Of course, googling and grabbing an algorithm isn't all there was to it. I wasn't really going to be satisfied with the answers I found unless I could test it myself. Sure, I could plug the code in and see what results I get, but it was much faster to throw up my favorite web app -- Desmos Graphing Calculator.



Compared to my last documented use of Desmos, this is absurdly straightforward. I'm visualizing the alpha channel along the x axis and the height channel along the y axis. I'll admit, It's a bit disorienting until you get used to it. Regardless, a/h₃ is the resulting value. a/h₁ and a/h₂ are the inputs. Alpha values are normalized, so we're working with ranges between 0 and 1.
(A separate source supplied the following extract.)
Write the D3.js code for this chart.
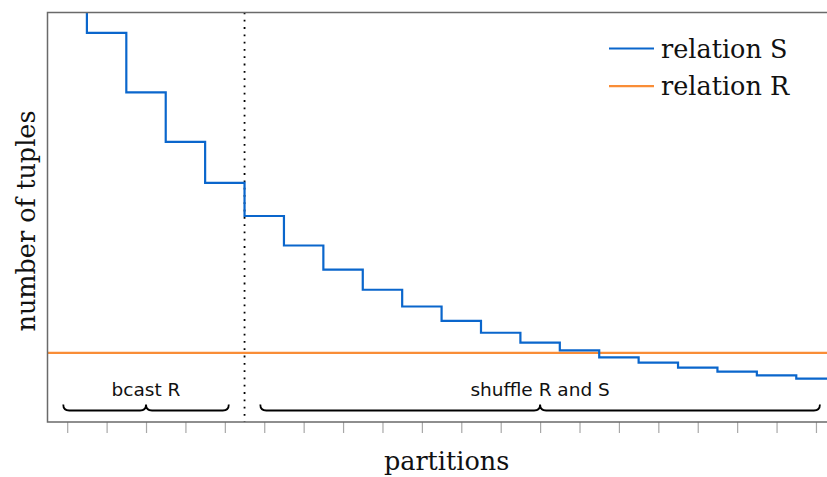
<!DOCTYPE html>
<html>
  <head>
    <title>Partition sizes</title>
    <style type="text/css">
        body{
            margin: 0;
            background: #fff;
        }
        .frame{
            stroke: #6a6a6a;
            stroke-width: 1.5px;
            fill: none;
        }
        .serif{
            font-family: "DejaVu Serif", serif;
            font-size: 25.5px;
            fill: #111;
        }
        .sans{
            font-family: "DejaVu Sans", sans-serif;
            font-size: 18.5px;
            fill: #111;
        }
    </style>
  </head>
  <body>
    <div id="chart"></div>

    <script src="https://cdn.jsdelivr.net/npm/d3@7"></script>
    <script>
        //  Values (y axis has no labels, so 0..100 units)
        var partitions = [0, 1, 2, 3, 4, 5, 6, 7, 8, 9, 10, 11, 12, 13, 14, 15, 16, 17, 18, 19];
        var relationS = [115, 95.0, 80.5, 68.4, 58.4, 50.3, 43.1, 37.2, 32.3, 28.2,
                         24.7, 21.8, 19.4, 17.5, 15.8, 14.5, 13.3, 12.3, 11.4, 10.6];
        var relationR = 16.9;
        var splitAt = 4.5;
        var groups = [
            {label: "bcast R", from: -0.1, to: 4.1},
            {label: "shuffle R and S", from: 4.9, to: 19.1}
        ];
        var legendItems = [
            {label: "relation S", color: "#0a66cc"},
            {label: "relation R", color: "#f98d37"}
        ];

        var width = 827, height = 477;
        //  plot area box ("top" is taken by window.top, so prefix them)
        var plotLeft = 47.5, plotRight = 827, plotTop = 12.5, plotBottom = 422;

        var svg = d3.select("#chart").append("svg")
            .attr("width", width)
            .attr("height", height);

        var x = d3.scaleLinear().domain([-0.5, 19.28]).range([plotLeft, plotRight]);
        var y = d3.scaleLinear().domain([0, 100]).range([plotBottom, plotTop]);

        svg.append("clipPath").attr("id", "plot-clip")
            .append("rect")
            .attr("x", plotLeft).attr("y", plotTop)
            .attr("width", plotRight - plotLeft).attr("height", plotBottom - plotTop);

        //  x axis ticks hanging below the frame
        var xAxis = d3.axisBottom(x).tickValues(partitions).tickSize(11).tickFormat("");
        var gx = svg.append("g")
            .attr("transform", "translate(0," + plotBottom + ")")
            .call(xAxis);
        gx.select(".domain").remove();
        gx.selectAll(".tick line").attr("stroke", "#a8a8a8").attr("stroke-width", 1.2);

        var plot = svg.append("g").attr("clip-path", "url(#plot-clip)");

        //  split between broadcast and shuffle partitions
        plot.append("line")
            .attr("x1", x(splitAt)).attr("x2", x(splitAt))
            .attr("y1", plotTop).attr("y2", plotBottom)
            .attr("stroke", "#000")
            .attr("stroke-width", 1.8)
            .attr("stroke-dasharray", "1.8,5.5");

        plot.append("line")
            .attr("x1", plotLeft).attr("x2", plotRight)
            .attr("y1", y(relationR)).attr("y2", y(relationR))
            .attr("stroke", legendItems[1].color)
            .attr("stroke-width", 2.2);

        var stepData = partitions.map((p, i) => [p, relationS[i]]);
        stepData.push([x.domain()[1], relationS[relationS.length - 1]]);

        var line = d3.line()
            .x((d) => x(d[0]))
            .y((d) => y(d[1]))
            .curve(d3.curveStep);

        plot.append("path")
            .datum(stepData)
            .attr("d", line)
            .attr("fill", "none")
            .attr("stroke", legendItems[0].color)
            .attr("stroke-width", 2.2);

        //  frame: left, top, bottom (right edge is outside the picture)
        svg.append("path")
            .attr("class", "frame")
            .attr("d", "M" + plotRight + "," + plotTop + "H" + plotLeft + "V" + plotBottom + "H" + plotRight);

        //  curly braces under the groups
        function brace(x1, x2, y0, h) {
            var mid = (x1 + x2) / 2;
            return "M" + x1 + "," + (y0 - h) +
                   "Q" + x1 + "," + y0 + " " + (x1 + h) + "," + y0 +
                   "L" + (mid - h) + "," + y0 +
                   "Q" + mid + "," + y0 + " " + mid + "," + (y0 - h) +
                   "Q" + mid + "," + y0 + " " + (mid + h) + "," + y0 +
                   "L" + (x2 - h) + "," + y0 +
                   "Q" + x2 + "," + y0 + " " + x2 + "," + (y0 - h);
        }

        var g = svg.selectAll(".group")
            .data(groups)
            .enter().append("g")
            .attr("class", "group");

        g.append("path")
            .attr("d", (d) => brace(x(d.from), x(d.to), 410.5, 6))
            .attr("fill", "none")
            .attr("stroke", "#000")
            .attr("stroke-width", 1.8);

        g.append("text")
            .attr("class", "sans")
            .attr("x", (d) => x((d.from + d.to) / 2))
            .attr("y", 396)
            .attr("text-anchor", "middle")
            .text((d) => d.label);

        //  legend
        var legend = svg.selectAll(".legend")
            .data(legendItems)
            .enter().append("g")
            .attr("class", "legend")
            .attr("transform", (d, i) => "translate(0," + (48.5 + i * 37.7) + ")");

        legend.append("line")
            .attr("x1", 609).attr("x2", 654)
            .attr("stroke", (d) => d.color)
            .attr("stroke-width", 2.2);

        legend.append("text")
            .attr("class", "serif")
            .attr("x", 661)
            .attr("y", 9)
            .text((d) => d.label);

        //  axis titles
        svg.append("text")
            .attr("class", "serif")
            .attr("x", x(9.5) + 5)
            .attr("y", 470)
            .attr("text-anchor", "middle")
            .text("partitions");

        svg.append("text")
            .attr("class", "serif")
            .attr("transform", "translate(35,221) rotate(-90)")
            .attr("text-anchor", "middle")
            .text("number of tuples");
    </script>
  </body>
</html>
The formula for the output ends up looking like this in code. As usual this code is for illustrating the formula -- not for being performant code.

struct HeightSample
{
    float height, alpha;
}

void Blend(HeightSample& out, const HeightSample& a, const HeightSample& b)
{
    out.height = a.alpha * a.height + b.alpha * (1.0f - a.alpha) * b.height;
    out.alpha = a.alpha + ((1.0f - a.alpha) * b.alpha);
}

It's interesting to note that while the alpha blending is a commutative operation (that is, if you swap the input values, the output is the same), the same it not true of the height channel. This is because sample const HeightSample& a is considered the "top" pixel. They are not even commutative if both alpha values are 0.5. This isn't particularly intuitive, so I thought it was worth mentioning.